With these insights in mind, a critical question arises: can East Africa leverage its renewable abundance to become a genuine global hub for clean AI?

For Murungi, the answer is yes – provided the necessary conditions for scalable, reliable AI workloads are created and urgent issues are addressed.

“The primary bottlenecks are rigid procurement cycles and infrastructure lead times.
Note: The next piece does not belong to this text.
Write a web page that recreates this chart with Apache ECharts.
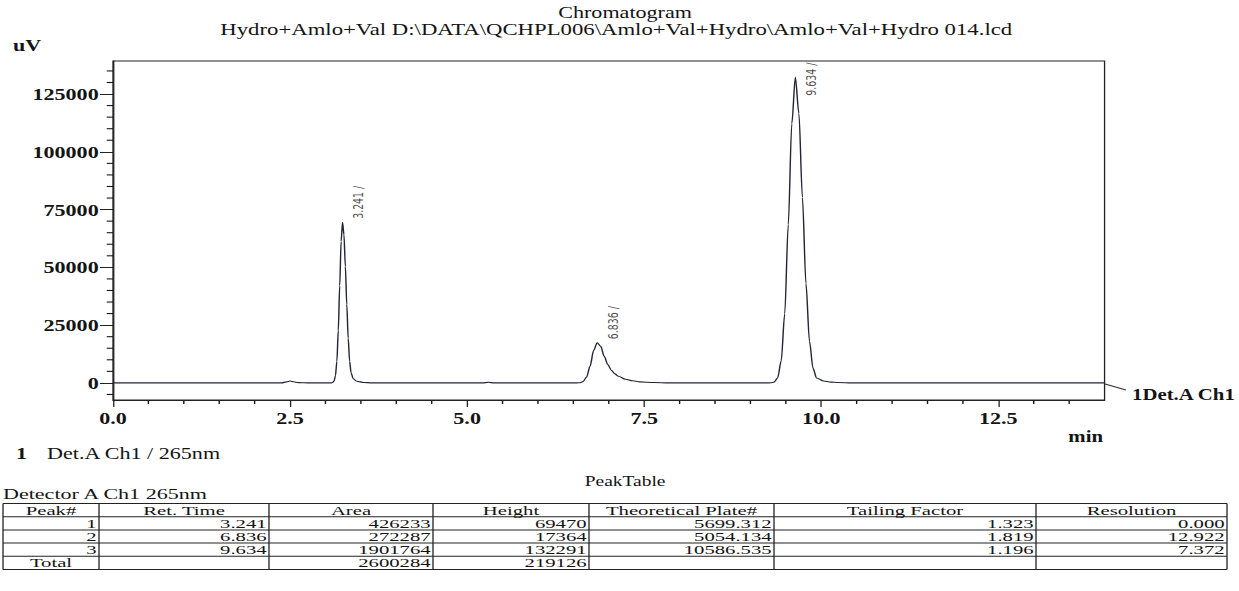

To accelerate time to market, utilities should adopt a master-planned approach: pre-installing high-voltage substations and fibre-optic backbones in designated hubs before developers arrive.” He said.

Murungi added that governments can accelerate time to market by standardising direct power purchase agreements (PPAs), enabling data centres to procure energy directly from renewable producers without the delays of single-buyer state monopolies.

“By establishing Special Digital Economic Zones with tax incentives for green compute, East Africa can market itself as the global destination for tech firms seeking to meet strict net-zero mandates for their AI training workloads,” He said.

Murungi was unequivocal when asked about East Africa’s greatest untapped opportunity in clean, AI-powered infrastructure, outlining a clear vision for what success could look like if the region fully harnesses its potential.

“The biggest opportunity is in localised edge AI. Rather than being a landlord for global data, East Africa can host the compute that powers indigenous AI solutions for agriculture, climate resilience, and fintech.” He said.

With East Africa’s energy endowment is exceptional in both scale and diversity – coupled with the socio-economic value of renewables and digital infrastructure – Murungi believes the region holds significant headroom for growth and investment, where clean compute could become a defining advantage in the evolving AI race.

“Success ultimately looks like Nairobi, Kampala, Addis Ababa, Dar es Salaam, and others becoming carbon-neutral compute hubs where the cost of a unit of AI processing is the lowest globally – fuelling a new export economy based on Green Intelligence rather than raw materials.” He concluded.